I'm at 52,000 km (32,000 miles) and am being prompted by the car to replace mine. Please share so I can have a benchmark!

Thank you.
5.5.
 
#2 ·
Hi 5.5. My message popped up at around the 50,000 kms mark as well, changed them out at the Stealership a couple of months ago, cost me an arm and a leg, around $1,200 AUD ($1,090 CAD).
 
#3 ·
I had my pads done only the first brake service around 26,000 miles and the second time around I got the rotors replaced along with the brakes at around 57,000. brakes was 150 and rotors and brakes I was charged 300.
 
#5 ·
Thanks everyone for the input!

@jmc - For sure, there's a lot of things that I fool around with, brakes aren't on that list. That being said, it's important to have a frame of reference when it comes to brake and rotor life. There could be a number of issues that cause premature wear and tear on these components, and getting an average from other owners is a good smell test to see if there are any issues that may have popped up.
 
#6 ·
Hey 5.5
Good point ... though from what I have gathered on here an oem set can last from 60k depending on whose car and what it goes through ... in your case at 32k your brakes had decent nominal exercise [emoji4]
The pad sensor may have kicked in though are your rotors still good? ie non scoring still thick enough >28mm no blued spots etc ... but then for the incremental cost against future headaches might as well change them too
Make sure the guide pins are reeeeeeally cleaned and lubed with the right stuff that doesnt gum up with heat and time

Mine are still oem ... and at about -1mm per 10k with 8mm usable left, and still ~29.8mm rotor thickness with no grooves, I think I will box them up as a backup when I yank them off and put on the new stuff (zimms and ceramics)
Though cuz I try not to use them much in typical driving, ever so often I do a max dive 70-0 on an empty off ramp just to make sure they still grab properly without drama nor shakes
 
#7 ·
@jmc - Thanks for sharing the above! It would be a blessing to be able to run an OEM setup for 60,000 miles! Haven't done a single track day and most of the car's mileage has been fairly open highway driving. I'm surprised they ended up toast so soon. My OEM pads were at about 2/32's, which is pretty much the bare minimum they can be before you get in to some really dangerous territory. The rotors didn't look too bad visually but when I ran my finger along the edge, there was a pretty large lip on them. Haven't swapped out my rears yet though.
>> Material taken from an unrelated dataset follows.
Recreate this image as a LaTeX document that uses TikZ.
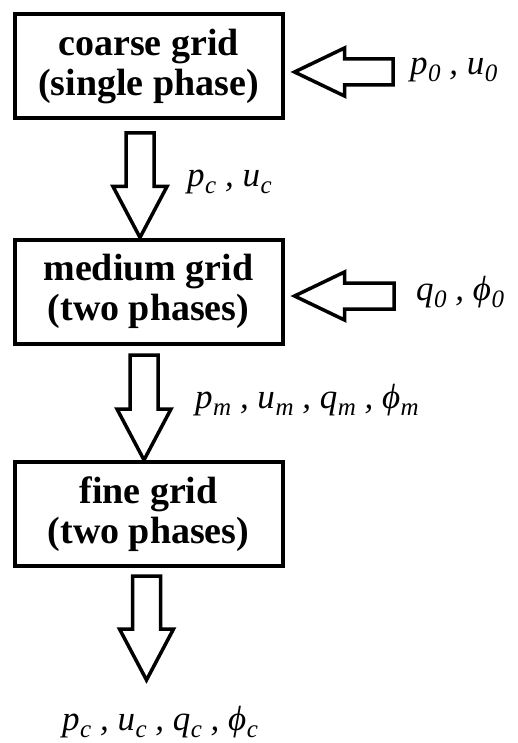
\documentclass[tikz,border=0pt]{standalone}
\usepackage{fontspec}
\setmainfont{Liberation Serif}
\usetikzlibrary{calc}

\newcommand{\lsub}[2]{#1\kern0.5pt\raisebox{-0.2em}{\fontsize{25}{25}\selectfont #2}}

\newcommand{\blockdown}[2]{%
  \draw[fatarrow] let \p1=(#1), \p2=(#2) in
    (\x1-14pt,\y1) -- (\x1+14pt,\y1) -- (\x1+14pt,\y2+51pt) -- (\x1+27pt,\y2+51pt)
    -- (\x1,\y2) -- (\x1-27pt,\y2+51pt) -- (\x1-14pt,\y2+51pt) -- cycle;}
\newcommand{\blockleft}[2]{%
  \draw[fatarrow] let \p1=(#1), \p2=(#2) in
    (\x1,\y1+13pt) -- (\x1,\y1-13pt) -- (\x2+50pt,\y1-13pt) -- (\x2+50pt,\y1-24pt)
    -- (\x2,\y1) -- (\x2+50pt,\y1+24pt) -- (\x2+50pt,\y1+13pt) -- cycle;}

\begin{document}
\begin{tikzpicture}[x=1pt, y=-1pt,
    gridbox/.style={draw, line width=4pt, minimum width=268pt, minimum height=104pt,
        inner sep=0pt, align=center, font=\fontsize{38}{40}\selectfont\bfseries},
    fatarrow/.style={line width=3.5pt, line join=miter},
    varlabel/.style={anchor=base west, inner sep=0pt, font=\fontsize{35}{36}\selectfont\itshape}]
    \useasboundingbox (0,0) rectangle (517,743);

    \node[gridbox] (coarse) at (148.5, 66.5) {coarse grid\\(single phase)};
    \node[gridbox] (medium) at (148.5,291.5) {medium grid\\(two phases)};
    \node[gridbox] (fine)   at (148.5,514.0) {fine grid\\(two phases)};

    \coordinate (in0)  at (393, 72);
    \coordinate (in1)  at (394,296);
    \coordinate (out0) at (140,133);
    \coordinate (out1) at (144,355);
    \coordinate (out2) at (146.5,576);
    \coordinate (end2) at (146.5,680);

    \blockleft{in0}{$(coarse.east)+(10,0)$}
    \blockleft{in1}{$(medium.east)+(10,0)$}
    \blockdown{out0}{out0 |- medium.north}
    \blockdown{out1}{out1 |- fine.north}
    \blockdown{out2}{end2}

    \node[varlabel] (pu0)   at (410, 75) {\lsub{p}{0} , \lsub{u}{0}};
    \node[varlabel] (qphi0) at (416,300) {\lsub{q}{0} , \lsub{ϕ}{0}};
    \node[varlabel] (puc)   at (187,187) {\lsub{p}{c} , \lsub{u}{c}};
    \node[varlabel] (pum)   at (195,408) {\lsub{p}{m} , \lsub{u}{m} , \lsub{q}{m} , \lsub{ϕ}{m}};
    \node[varlabel] (puf)   at (62,730)  {\lsub{p}{c} , \lsub{u}{c} , \lsub{q}{c} , \lsub{ϕ}{c}};
\end{tikzpicture}
\end{document}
As a replacement, I landed on a set of Zimmerman rotors with TRW pads. First time going aftermarket, but reviews on this combination have been pretty solid online. Let's see!
 
#8 ·
Yo 5.5 !
Wow no wonder the pad sensor is screaming! [emoji12]
If you are not heavy with your brakes and still have worn pads and lipped rotor better check the caliper guide pins carefully and how the pads fit. If anything binds in the slightest at room temp well you can imagine when things get hot what with the mixed metals in contact. But thats another story for another time. Just a slight slight dab of nongumming lube where the pad ears touch the caliper slots, and a smear of high temp slippery stuff like sylglyde on the pins, plus good dust boot seals and cleaned up piston boot seals should do the trick.
I also got the zimm rotors (good god those things are so heavy they ripped through the shipping box!) though to my surprise they are not the oems ... the coating and the hole patterns are different. Guess my oems were sourced elsewhere ... meyle or metzger etc
 
#10 ·
My replace brake pads reminder came on around 70k miles, but they still had around 4mm or so left. I ended up getting another 40k miles out of it though, and when I changed them they were between 1-2mm. I think the computer is set up with the sensors to send the message with plenty of warning. My rotors were still good, and it cost me roughly $65 for just the pads...easy job to do yourself.